There is a nexus between heavy rainfall events (days when more than 12.5 mm [50 points] rainfall are registered) and run-off from the roads moving appreciable amounts of sediment. The posts have rulers attached to help determine that nexus
Rainfall Events: After seven months of quite dry wether on 25 January, the mini-drought was broken by ex-cyclone Oswald that was followed by a series of deluges. In the 192 days between 15 July and 25 January when the heavy rainfall events resumed only 178.2 mm rain was measured at Eurong. 92.2 mm fell in just five days that recorded more than 12.5 mm. Then 405mm resulting from ex-cyclone Oswald fell in just four days at the end of January and another 305 fell during 8 days of February. Another two days of heavier rain in the first half of March when the first data was gathered yielded 61 mm. In summary there had been fourteen (14 days that caused major runoff before the impact of that runoff was measured at the site of the datum posts.
The data from Gunda: That brings us to the measurements of sediment at Gunda. When Gunda was installed in late November, because the lake was still very full from the three previous wet years it was located in the path of the sediment flow about two metres back from the edge of the water.

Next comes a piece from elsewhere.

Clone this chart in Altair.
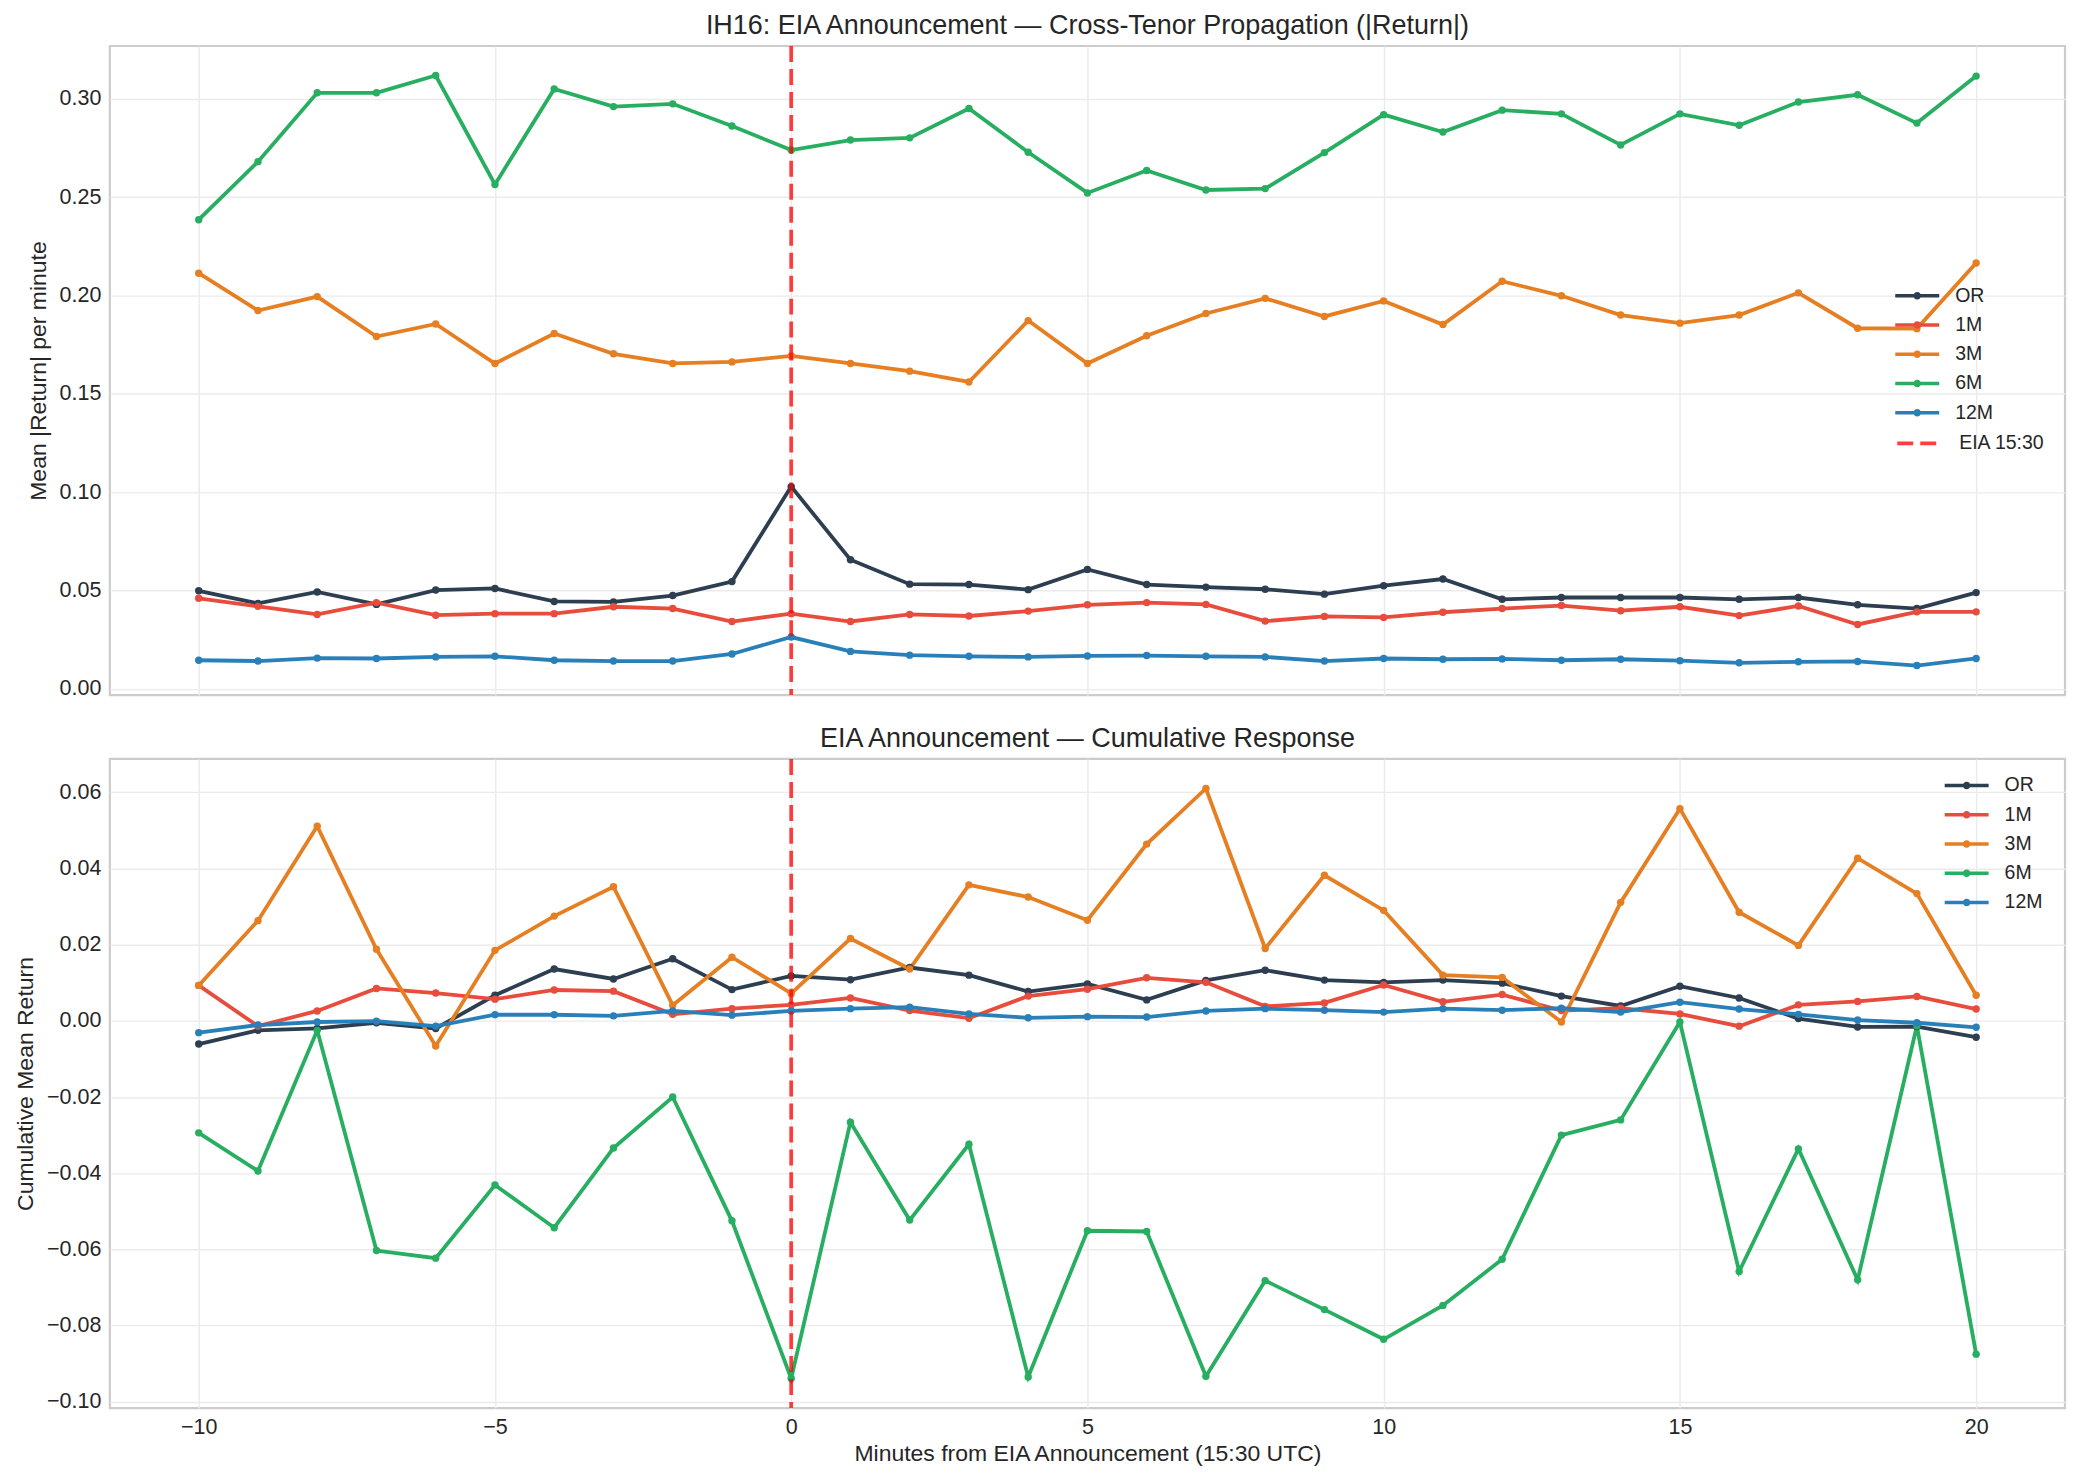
import altair as alt
import pandas as pd

minutes = list(range(-10, 21))
tenors = ["OR", "1M", "3M", "6M", "12M"]
tenor_colors = ["#2c3e50", "#e74c3c", "#e67e22", "#27ae60", "#2980b9"]

# Top panel: mean |return| per minute
abs_or = [0.0498, 0.0434, 0.0492, 0.0429, 0.0502, 0.0510, 0.0444, 0.0442, 0.0474, 0.0545, 0.1028,
          0.0656, 0.0532, 0.0530, 0.0504, 0.0607, 0.0530, 0.0517, 0.0506, 0.0481, 0.0524,
          0.0558, 0.0455, 0.0464, 0.0464, 0.0464, 0.0455, 0.0464, 0.0427, 0.0408, 0.0489]
abs_1m = [0.0460, 0.0419, 0.0378, 0.0438, 0.0374, 0.0382, 0.0382, 0.0417, 0.0408, 0.0342, 0.0382,
          0.0342, 0.0378, 0.0370, 0.0395, 0.0427, 0.0438, 0.0429, 0.0344, 0.0368, 0.0363,
          0.0389, 0.0408, 0.0423, 0.0397, 0.0417, 0.0372, 0.0421, 0.0327, 0.0391, 0.0391]
abs_3m = [0.2113, 0.1923, 0.1994, 0.1791, 0.1855, 0.1654, 0.1806, 0.1703, 0.1654, 0.1662, 0.1692,
          0.1654, 0.1615, 0.1560, 0.1872, 0.1654, 0.1795, 0.1908, 0.1985, 0.1893, 0.1972,
          0.1852, 0.2072, 0.1998, 0.1900, 0.1859, 0.1900, 0.2013, 0.1833, 0.1831, 0.2165]
abs_6m = [0.2385, 0.2680, 0.3030, 0.3030, 0.3118, 0.2564, 0.3050, 0.2960, 0.2974, 0.2861, 0.2739,
          0.2790, 0.2801, 0.2950, 0.2728, 0.2521, 0.2635, 0.2536, 0.2543, 0.2726, 0.2919,
          0.2831, 0.2942, 0.2923, 0.2765, 0.2923, 0.2865, 0.2983, 0.3020, 0.2876, 0.3115]
abs_12m = [0.0145, 0.0141, 0.0156, 0.0154, 0.0162, 0.0165, 0.0145, 0.0141, 0.0141, 0.0177, 0.0263,
           0.0190, 0.0171, 0.0165, 0.0162, 0.0167, 0.0169, 0.0165, 0.0162, 0.0141, 0.0154,
           0.0150, 0.0152, 0.0145, 0.0150, 0.0143, 0.0132, 0.0137, 0.0139, 0.0118, 0.0154]

# Bottom panel: cumulative mean return
cum_or = [-0.0061, -0.0025, -0.0020, -0.0005, -0.0020, 0.0067, 0.0136, 0.0110, 0.0163, 0.0082, 0.0118,
          0.0108, 0.0140, 0.0120, 0.0077, 0.0097, 0.0055, 0.0106, 0.0133, 0.0107, 0.0101,
          0.0107, 0.0099, 0.0065, 0.0039, 0.0091, 0.0060, 0.0006, -0.0016, -0.0015, -0.0043]
cum_1m = [0.0093, -0.0014, 0.0026, 0.0085, 0.0073, 0.0057, 0.0081, 0.0078, 0.0017, 0.0032, 0.0042,
          0.0060, 0.0027, 0.0007, 0.0065, 0.0083, 0.0113, 0.0101, 0.0038, 0.0047, 0.0094,
          0.0050, 0.0069, 0.0027, 0.0033, 0.0018, -0.0014, 0.0042, 0.0051, 0.0064, 0.0031]
cum_3m = [0.0093, 0.0263, 0.0511, 0.0188, -0.0066, 0.0185, 0.0275, 0.0352, 0.0041, 0.0167, 0.0072,
          0.0216, 0.0136, 0.0357, 0.0325, 0.0264, 0.0464, 0.0610, 0.0190, 0.0382, 0.0290,
          0.0120, 0.0114, -0.0003, 0.0311, 0.0557, 0.0285, 0.0198, 0.0427, 0.0334, 0.0067]
cum_6m = [-0.0294, -0.0394, -0.0025, -0.0603, -0.0623, -0.0431, -0.0543, -0.0334, -0.0200, -0.0525, -0.0939,
          -0.0266, -0.0523, -0.0324, -0.0935, -0.0551, -0.0553, -0.0933, -0.0682, -0.0758, -0.0836,
          -0.0747, -0.0626, -0.0300, -0.0260, -0.0003, -0.0658, -0.0336, -0.0680, -0.0013, -0.0875]
cum_12m = [-0.0031, -0.0011, -0.0003, -0.0001, -0.0014, 0.0016, 0.0016, 0.0013, 0.0026, 0.0015, 0.0026,
           0.0032, 0.0036, 0.0018, 0.0008, 0.0011, 0.0010, 0.0026, 0.0032, 0.0028, 0.0023,
           0.0032, 0.0028, 0.0033, 0.0023, 0.0049, 0.0031, 0.0017, 0.0002, -0.0005, -0.0017]

x_ticks = [-10, -5, 0, 5, 10, 15, 20]
top_y_ticks = [0.00, 0.05, 0.10, 0.15, 0.20, 0.25, 0.30]
bottom_y_ticks = [-0.10, -0.08, -0.06, -0.04, -0.02, 0.00, 0.02, 0.04, 0.06]
event_minute = [0]
event_label = ["EIA 15:30"]

FONT = "Liberation Sans"
TXT = "#262626"


def long_frame(series):
    rows = []
    for name, vals in zip(tenors, series):
        for m, v in zip(minutes, vals):
            rows.append({"minute": m, "tenor": name, "value": v})
    return pd.DataFrame(rows)


def padded(vals):
    lo, hi = min(vals), max(vals)
    r = hi - lo
    return [lo - 0.05 * r, hi + 0.05 * r]


df_top = long_frame([abs_or, abs_1m, abs_3m, abs_6m, abs_12m])
df_bot = long_frame([cum_or, cum_1m, cum_3m, cum_6m, cum_12m])
df_rule = pd.DataFrame({"minute": event_minute, "label": event_label})

x_dom = padded(minutes)
top_dom = padded(list(df_top["value"]))
bot_dom = padded(list(df_bot["value"]))

legend_symbol = ("M-2,-0.16L2,-0.16L2,0.16L-2,0.16Z "
                 "M0,-0.34A0.34,0.34,0,1,1,0,0.34A0.34,0.34,0,1,1,0,-0.34Z")

# line colours use the same mapping, listed in reverse so its legend stays separate (and hidden)
stroke_scale = alt.Scale(domain=list(reversed(tenors)), range=list(reversed(tenor_colors)))


def panel(df, ydom, yticks, ytitle, title, show_x, legend_xy, with_dash_legend):
    x_axis = alt.Axis(values=x_ticks, format="d",
                      title="Minutes from EIA Announcement (15:30 UTC)") if show_x \
        else alt.Axis(values=x_ticks, labels=False, title=None)
    x = alt.X("minute:Q", scale=alt.Scale(domain=x_dom, nice=False, zero=False), axis=x_axis)
    y = alt.Y("value:Q", scale=alt.Scale(domain=ydom, nice=False, zero=False),
              axis=alt.Axis(values=yticks, format=".2f", title=ytitle))
    lines = alt.Chart(df).mark_line(strokeWidth=3.8).encode(
        x=x, y=y,
        stroke=alt.Stroke("tenor:N", scale=stroke_scale, legend=None),
        order=alt.Order("minute:Q"))
    pts = alt.Chart(df).mark_point(filled=True, size=55, opacity=1).encode(
        x=x, y=y,
        color=alt.Color("tenor:N", scale=alt.Scale(domain=tenors, range=tenor_colors),
                        legend=alt.Legend(title=None, orient="none",
                                          legendX=legend_xy[0], legendY=legend_xy[1],
                                          symbolType=legend_symbol, symbolSize=484,
                                          symbolStrokeWidth=0, labelOffset=27,
                                          rowPadding=8.3, padding=0,
                                          labelFont=FONT, labelFontSize=19.5,
                                          labelColor=TXT)))
    rx = alt.X("minute:Q", scale=alt.Scale(domain=x_dom, nice=False, zero=False))
    if with_dash_legend:
        rule = alt.Chart(df_rule).mark_rule(color="red", opacity=0.75, strokeWidth=3.8).encode(
            x=rx,
            strokeDash=alt.StrokeDash("label:N",
                                      scale=alt.Scale(domain=event_label, range=[[16, 7]]),
                                      legend=alt.Legend(title=None, orient="none",
                                                        legendX=1788, legendY=376,
                                                        symbolType="stroke", symbolSize=1600,
                                                        symbolStrokeWidth=3.8,
                                                        symbolStrokeColor="red",
                                                        symbolOpacity=0.75,
                                                        labelOffset=20, padding=0,
                                                        labelFont=FONT, labelFontSize=19.5,
                                                        labelColor=TXT)))
    else:
        rule = alt.Chart(df_rule).mark_rule(color="red", opacity=0.75, strokeWidth=3.8,
                                            strokeDash=[16, 7]).encode(x=rx)
    return alt.layer(lines, pts, rule).properties(
        width=1958, height=650,
        title=alt.Title(title, fontSize=27, font=FONT, color=TXT, fontWeight="normal",
                        anchor="middle", offset=4))


top = panel(df_top, top_dom, top_y_ticks, "Mean |Return| per minute",
            "IH16: EIA Announcement \u2014 Cross-Tenor Propagation (|Return|)",
            False, (1799, 239), True)
bottom = panel(df_bot, bot_dom, bottom_y_ticks, "Cumulative Mean Return",
               "EIA Announcement \u2014 Cumulative Response",
               True, (1848.5, 15.5), False)

chart = alt.vconcat(top, bottom, spacing=23).resolve_scale(
    color="independent", stroke="independent", y="independent", strokeDash="independent"
).resolve_legend(color="independent").properties(
    padding={"left": 5, "top": 2, "right": 5, "bottom": 5},
    background="white",
).configure(font=FONT).configure_view(
    stroke="#cccccc", strokeWidth=2.2
).configure_axis(
    gridColor="#ebebeb", gridWidth=1.4, domain=False, ticks=False,
    labelFont=FONT, labelFontSize=21.5, labelColor=TXT, labelPadding=9,
    titleFont=FONT, titleFontSize=23, titleFontWeight="normal", titleColor=TXT,
).configure_axisY(titlePadding=14, titleBaseline="alphabetic")

chart.save("out.html", embed_options={"renderer": "svg", "actions": False})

FIDO could never have anticipated that the lake would rise by almost another metre over the next three months even submerging the monitoring ruler strapped to the post to measure the accumulation of sediment.
There isn’t a large catchment for above Gunda. The 100 metre of road up a hill is all palletted. There are bund walls to retain any sediment at the bottom of the hill. There was no obvious evidence of sediment overflowing the bund yet 75 mm sediment built up in that period. Only one other monitoring site registered more sediment build up and that was the Cooloola post, the nearest one to Eurong. The volume of the sediment deposited is the equivalent of dumping many truckloads of sand into Lake McKenzie. While it may take a few hundred years at this rate to fill the lake, it is not preserving the natural integrity of Fraser Island if this is allowed to continue.
The solution: The most obvious solution is to close and stop any more water running down the road to the lake. This requires rerouting the road further away from the lake or closing the road altogether.